§ Records shown:

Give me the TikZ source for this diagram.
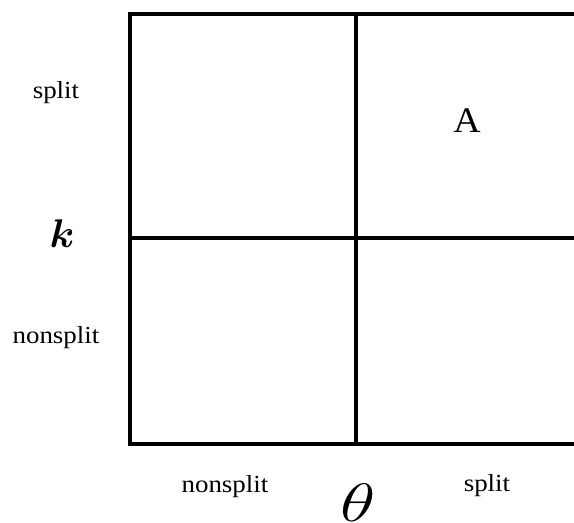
\RequirePackage{fix-cm}
\documentclass[tikz,border=0pt]{standalone}
\usepackage{fontspec}
\usepackage{amsmath}
\usepackage{bm}
\usepackage{graphicx}
\setmainfont{Liberation Serif}
\newcommand{\wtxt}[1]{\scalebox{1.1}[1]{#1}}

\begin{document}
\begin{tikzpicture}[x=1pt,y=-1pt,line width=3pt]
\tikzset{grid/.style={line width=3.5pt,line cap=butt},
  lbl/.style={font=\fontsize{24.5}{28}\selectfont,inner sep=0pt,anchor=base},
  axis/.style={inner sep=0pt}}
\useasboundingbox (0,0) rectangle (574,523);
% ================= grid =================
\coordinate (tl) at (130,14);
\coordinate (bl) at (130,444);
\coordinate (ml) at (130,238);
\coordinate (tm) at (356,14);
\coordinate (bm) at (356,444);
\draw[grid] (580,14) -- (tl) -- (bl) -- (580,444);
\draw[grid] (tm) -- (bm);
\draw[grid] (ml) -- (580,238);
% ---------- row labels ----------
\node[lbl] (ksplit) at (56,98) {\wtxt{split}};
\node[axis,anchor=base,font=\fontsize{40}{44}\selectfont] (kax) at (62,247) {$\bm{k}$};
\node[lbl] (knon) at (56,343) {\wtxt{nonsplit}};
% ---------- column labels ----------
\node[lbl] (tnon) at (225,492) {\wtxt{nonsplit}};
\node[axis,anchor=north,font=\fontsize{54}{58}\selectfont] (tax) at (358,482) {\scalebox{1.35}[1]{$\theta$}};
\node[lbl] (tsplit) at (487,491) {\wtxt{split}};
% ---------- cell ----------
\node[axis,anchor=base,font=\fontsize{36}{40}\selectfont] (cellA) at (467,132) {\scalebox{1.05}[1]{A}};
\end{tikzpicture}
\end{document}
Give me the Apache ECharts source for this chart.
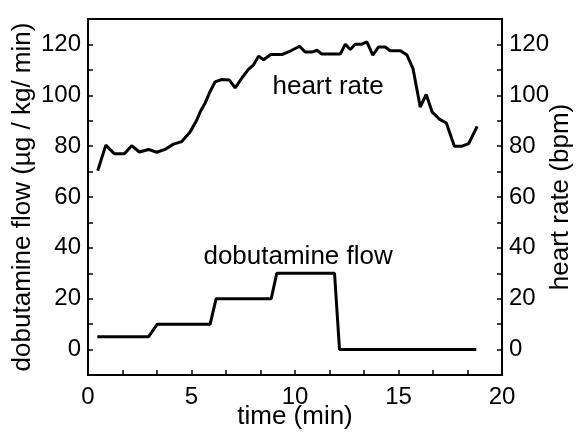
<!DOCTYPE html>
<html>
<head>
<meta charset="utf-8">
<script src="https://cdn.jsdelivr.net/npm/echarts@6/dist/echarts.min.js"></script>
<style>html,body{margin:0;padding:0;background:#fff;}#c{width:578px;height:436px;}</style>
</head>
<body>
<div id="c"></div>
<script>
// time (min), heart rate (bpm)
const hrTime = [0.47,0.86,1.27,1.76,2.11,2.48,2.92,3.32,3.72,4.13,4.53,4.93,5.25,5.42,5.66,5.9,6.14,6.46,6.83,7.11,7.45,7.75,8.0,8.24,8.48,8.83,9.36,9.8,10.22,10.49,10.82,11.06,11.3,12.19,12.43,12.67,12.91,13.23,13.47,13.76,14.04,14.36,14.6,15.09,15.41,15.7,16.05,16.34,16.62,16.99,17.31,17.7,18.07,18.39,18.8];
const hrValue = [70.3,80.4,77,77,80.2,77.7,78.7,77.6,78.7,80.8,81.8,85.6,90.2,93.5,97,101.5,105.3,106.2,106,102.9,107,110.2,112,115.4,114,116,116,117.5,119.3,117,117,117.7,116.2,116.2,120.1,118,120.1,120.1,121,115.8,119,119,117.5,117.5,115.8,110.5,95.4,100.3,93.5,90.5,89.1,80,80,81,87.8];
// time (min), dobutamine flow (µg/kg/min)
const flowTime = [0.45,2.92,3.35,5.9,6.19,8.85,9.12,11.91,12.15,18.76];
const flowValue = [5,5,10,10,20,20,30,30,0,0];
const xTicks = [0,5,10,15,20];
const yTicks = [0,20,40,60,80,100,120];

const FONT = "'Liberation Sans', Arial, sans-serif";
const hrData = hrTime.map((t,i)=>[t,hrValue[i]]);
const flowData = flowTime.map((t,i)=>[t,flowValue[i]]);

const chart = echarts.init(document.getElementById('c'), null, {renderer:'canvas'});
const axisLine = {show:true, onZero:false, lineStyle:{color:'#000', width:2}};
const yAxisBase = {
  type:'value', min:-10, max:130, interval:10,
  axisLine: axisLine,
  axisTick:{show:true, inside:true, length:5, lineStyle:{color:'#000', width:1.5}},
  splitLine:{show:false},
  axisLabel:{color:'#000', fontSize:24, fontFamily:FONT, margin:7,
    formatter:v => yTicks.indexOf(v) >= 0 ? String(v) : ''},
  nameLocation:'middle', nameMoveOverlap:false,
  nameTextStyle:{color:'#000', fontSize:26, fontFamily:FONT}
};
chart.setOption({
  animation:false,
  backgroundColor:'#fff',
  grid:{left:88, right:76, top:19, bottom:61, show:true, borderColor:'#000', borderWidth:2,
    containLabel:false, outerBoundsMode:'none'},
  xAxis:{
    type:'value', min:0, max:20, interval:5,
    axisLine: axisLine,
    axisTick:{show:true, inside:true, length:5, lineStyle:{color:'#000', width:1.5}},
    minorTick:{show:true, splitNumber:3, length:5, lineStyle:{color:'#000', width:1.5}},
    splitLine:{show:false},
    axisLabel:{color:'#000', fontSize:24, fontFamily:FONT, margin:10,
      formatter:v => xTicks.indexOf(v) >= 0 ? String(v) : ''},
    name:'time (min)', nameLocation:'middle', nameGap:29, nameMoveOverlap:false,
    nameTextStyle:{color:'#000', fontSize:26, fontFamily:FONT}
  },
  yAxis:[
    Object.assign({}, yAxisBase, {position:'left', name:'dobutamine flow (µg / kg/ min)', nameGap:52}),
    Object.assign({}, yAxisBase, {position:'right', name:'heart rate (bpm)', nameGap:46})
  ],
  series:[
    {type:'line', yAxisIndex:0, data:flowData, symbol:'none', lineStyle:{color:'#000', width:3}},
    {type:'line', yAxisIndex:1, data:hrData, symbol:'none', lineStyle:{color:'#000', width:3}}
  ]
});
const p1 = chart.convertToPixel({xAxisIndex:0, yAxisIndex:1}, [11.6, 103.2]);
const p2 = chart.convertToPixel({xAxisIndex:0, yAxisIndex:0}, [10.15, 36.3]);
chart.setOption({graphic:[
  {type:'text', x:p1[0], y:p1[1], style:{text:'heart rate', fontSize:26, fontFamily:FONT, fill:'#000', align:'center', verticalAlign:'middle'}},
  {type:'text', x:p2[0], y:p2[1], style:{text:'dobutamine flow', fontSize:26, fontFamily:FONT, fill:'#000', align:'center', verticalAlign:'middle'}}
]});
</script>
</body>
</html>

§ Exercise task:
Leave out the pictures and copy every record above exactly.

§ The response:
Give me the TikZ source for this diagram.
\RequirePackage{fix-cm}
\documentclass[tikz,border=0pt]{standalone}
\usepackage{fontspec}
\usepackage{amsmath}
\usepackage{bm}
\usepackage{graphicx}
\setmainfont{Liberation Serif}
\newcommand{\wtxt}[1]{\scalebox{1.1}[1]{#1}}

\begin{document}
\begin{tikzpicture}[x=1pt,y=-1pt,line width=3pt]
\tikzset{grid/.style={line width=3.5pt,line cap=butt},
  lbl/.style={font=\fontsize{24.5}{28}\selectfont,inner sep=0pt,anchor=base},
  axis/.style={inner sep=0pt}}
\useasboundingbox (0,0) rectangle (574,523);
% ================= grid =================
\coordinate (tl) at (130,14);
\coordinate (bl) at (130,444);
\coordinate (ml) at (130,238);
\coordinate (tm) at (356,14);
\coordinate (bm) at (356,444);
\draw[grid] (580,14) -- (tl) -- (bl) -- (580,444);
\draw[grid] (tm) -- (bm);
\draw[grid] (ml) -- (580,238);
% ---------- row labels ----------
\node[lbl] (ksplit) at (56,98) {\wtxt{split}};
\node[axis,anchor=base,font=\fontsize{40}{44}\selectfont] (kax) at (62,247) {$\bm{k}$};
\node[lbl] (knon) at (56,343) {\wtxt{nonsplit}};
% ---------- column labels ----------
\node[lbl] (tnon) at (225,492) {\wtxt{nonsplit}};
\node[axis,anchor=north,font=\fontsize{54}{58}\selectfont] (tax) at (358,482) {\scalebox{1.35}[1]{$\theta$}};
\node[lbl] (tsplit) at (487,491) {\wtxt{split}};
% ---------- cell ----------
\node[axis,anchor=base,font=\fontsize{36}{40}\selectfont] (cellA) at (467,132) {\scalebox{1.05}[1]{A}};
\end{tikzpicture}
\end{document}
Give me the Apache ECharts source for this chart.
<!DOCTYPE html>
<html>
<head>
<meta charset="utf-8">
<script src="https://cdn.jsdelivr.net/npm/echarts@6/dist/echarts.min.js"></script>
<style>html,body{margin:0;padding:0;background:#fff;}#c{width:578px;height:436px;}</style>
</head>
<body>
<div id="c"></div>
<script>
// time (min), heart rate (bpm)
const hrTime = [0.47,0.86,1.27,1.76,2.11,2.48,2.92,3.32,3.72,4.13,4.53,4.93,5.25,5.42,5.66,5.9,6.14,6.46,6.83,7.11,7.45,7.75,8.0,8.24,8.48,8.83,9.36,9.8,10.22,10.49,10.82,11.06,11.3,12.19,12.43,12.67,12.91,13.23,13.47,13.76,14.04,14.36,14.6,15.09,15.41,15.7,16.05,16.34,16.62,16.99,17.31,17.7,18.07,18.39,18.8];
const hrValue = [70.3,80.4,77,77,80.2,77.7,78.7,77.6,78.7,80.8,81.8,85.6,90.2,93.5,97,101.5,105.3,106.2,106,102.9,107,110.2,112,115.4,114,116,116,117.5,119.3,117,117,117.7,116.2,116.2,120.1,118,120.1,120.1,121,115.8,119,119,117.5,117.5,115.8,110.5,95.4,100.3,93.5,90.5,89.1,80,80,81,87.8];
// time (min), dobutamine flow (µg/kg/min)
const flowTime = [0.45,2.92,3.35,5.9,6.19,8.85,9.12,11.91,12.15,18.76];
const flowValue = [5,5,10,10,20,20,30,30,0,0];
const xTicks = [0,5,10,15,20];
const yTicks = [0,20,40,60,80,100,120];

const FONT = "'Liberation Sans', Arial, sans-serif";
const hrData = hrTime.map((t,i)=>[t,hrValue[i]]);
const flowData = flowTime.map((t,i)=>[t,flowValue[i]]);

const chart = echarts.init(document.getElementById('c'), null, {renderer:'canvas'});
const axisLine = {show:true, onZero:false, lineStyle:{color:'#000', width:2}};
const yAxisBase = {
  type:'value', min:-10, max:130, interval:10,
  axisLine: axisLine,
  axisTick:{show:true, inside:true, length:5, lineStyle:{color:'#000', width:1.5}},
  splitLine:{show:false},
  axisLabel:{color:'#000', fontSize:24, fontFamily:FONT, margin:7,
    formatter:v => yTicks.indexOf(v) >= 0 ? String(v) : ''},
  nameLocation:'middle', nameMoveOverlap:false,
  nameTextStyle:{color:'#000', fontSize:26, fontFamily:FONT}
};
chart.setOption({
  animation:false,
  backgroundColor:'#fff',
  grid:{left:88, right:76, top:19, bottom:61, show:true, borderColor:'#000', borderWidth:2,
    containLabel:false, outerBoundsMode:'none'},
  xAxis:{
    type:'value', min:0, max:20, interval:5,
    axisLine: axisLine,
    axisTick:{show:true, inside:true, length:5, lineStyle:{color:'#000', width:1.5}},
    minorTick:{show:true, splitNumber:3, length:5, lineStyle:{color:'#000', width:1.5}},
    splitLine:{show:false},
    axisLabel:{color:'#000', fontSize:24, fontFamily:FONT, margin:10,
      formatter:v => xTicks.indexOf(v) >= 0 ? String(v) : ''},
    name:'time (min)', nameLocation:'middle', nameGap:29, nameMoveOverlap:false,
    nameTextStyle:{color:'#000', fontSize:26, fontFamily:FONT}
  },
  yAxis:[
    Object.assign({}, yAxisBase, {position:'left', name:'dobutamine flow (µg / kg/ min)', nameGap:52}),
    Object.assign({}, yAxisBase, {position:'right', name:'heart rate (bpm)', nameGap:46})
  ],
  series:[
    {type:'line', yAxisIndex:0, data:flowData, symbol:'none', lineStyle:{color:'#000', width:3}},
    {type:'line', yAxisIndex:1, data:hrData, symbol:'none', lineStyle:{color:'#000', width:3}}
  ]
});
const p1 = chart.convertToPixel({xAxisIndex:0, yAxisIndex:1}, [11.6, 103.2]);
const p2 = chart.convertToPixel({xAxisIndex:0, yAxisIndex:0}, [10.15, 36.3]);
chart.setOption({graphic:[
  {type:'text', x:p1[0], y:p1[1], style:{text:'heart rate', fontSize:26, fontFamily:FONT, fill:'#000', align:'center', verticalAlign:'middle'}},
  {type:'text', x:p2[0], y:p2[1], style:{text:'dobutamine flow', fontSize:26, fontFamily:FONT, fill:'#000', align:'center', verticalAlign:'middle'}}
]});
</script>
</body>
</html>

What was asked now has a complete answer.